In 1867, Simon Schreiber and Josiah Howell began canvassing prominent businessmen to purchase stock in their proposed life insurance company based in California. A civil engineer by training, Simon Schreiber had been in life insurance sales for New York-based Germania Life Insurance Company. He was energetic and an extraordinary networker. Schreiber had prominent contacts all over Sacramento as well as in San Francisco.
Howell, born in England, had come to California at age 21 in 1850, most likely to join the gold rush. He found success in business, and by the mid-1860s was selling life insurance for several companies, including Mutual Life Insurance Company of New York. Well established in the city, Howell, too, had a treasure trove of connections he could call upon in this new venture.

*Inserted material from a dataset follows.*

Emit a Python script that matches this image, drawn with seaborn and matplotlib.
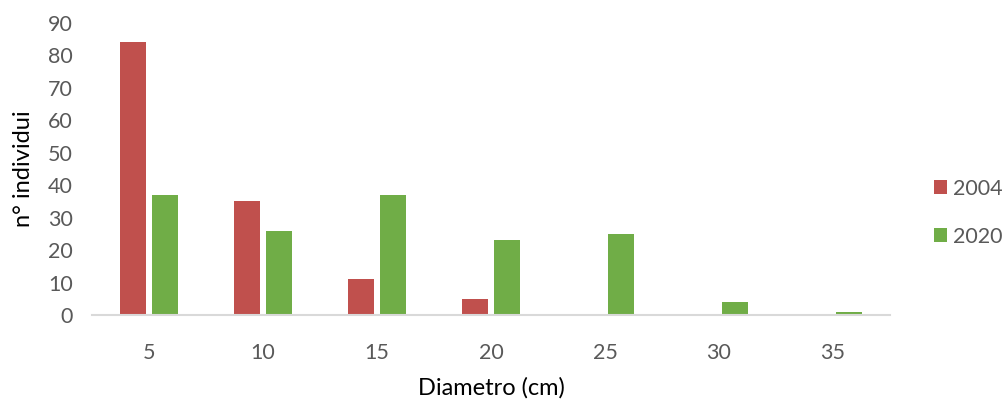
import matplotlib
matplotlib.use("Agg")
import matplotlib.pyplot as plt
import seaborn as sns
import pandas as pd

# Tree counts per diameter class, survey years 2004 and 2020
diametri = [5, 10, 15, 20, 25, 30, 35]
anni = ["2004", "2020"]
n_2004 = [84, 35, 11, 5, 0, 0, 0]
n_2020 = [37, 26, 37, 23, 25, 4, 1]

df = pd.DataFrame({
    "Diametro": [str(d) for d in diametri] * 2,
    "Anno": [anni[0]] * len(diametri) + [anni[1]] * len(diametri),
    "n": n_2004 + n_2020,
})

sns.set_theme(style="white")
plt.rcParams["font.family"] = ["Lato", "DejaVu Sans"]

fig = plt.figure(figsize=(10.03, 3.99), dpi=100)
ax = fig.add_axes([92 / 1003, 84 / 399, 798 / 1003, (315 - 23) / 399])

sns.barplot(
    data=df, x="Diametro", y="n", hue="Anno",
    palette={"2004": "#C0504D", "2020": "#70AD47"},
    saturation=1, width=0.57, gap=0.2, linewidth=0,
    ax=ax, legend=True,
)

ax.set_ylim(0, 90)
ax.set_yticks(range(0, 91, 10))
ax.set_xlim(-0.5, len(diametri) - 0.5)

for s in ["top", "right", "left"]:
    ax.spines[s].set_visible(False)
ax.spines["bottom"].set_color("#D9D9D9")
ax.spines["bottom"].set_linewidth(1.5)

ax.tick_params(axis="both", length=0, labelsize=15.5, colors="#595959")
ax.tick_params(axis="y", pad=14)
ax.tick_params(axis="x", pad=20)
ax.set_xlabel("Diametro (cm)", fontsize=17, color="black", labelpad=10)
ax.set_ylabel("n° individui", fontsize=17, color="black", labelpad=10)

leg = ax.legend(
    loc="center left", bbox_to_anchor=(1.055, 0.35), frameon=False,
    fontsize=15.5, handlelength=0.6, handleheight=0.6, handletextpad=0.3,
    labelspacing=1.3, borderpad=0, borderaxespad=0,
)
for t in leg.get_texts():
    t.set_color("#595959")

fig.savefig("out.png", dpi=100)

In return for promoting and organizing The Pacific Mutual Life, which incorporated officially on January 2, 1868, Schreiber and Howell were appointed the general agents for the company. They quickly established the agency model that in a matter of months grew the young company throughout the West. By the time Schreiber & Howell’s first contract ended with Pacific Mutual in 1874, the company had expanded east—all the way to New York.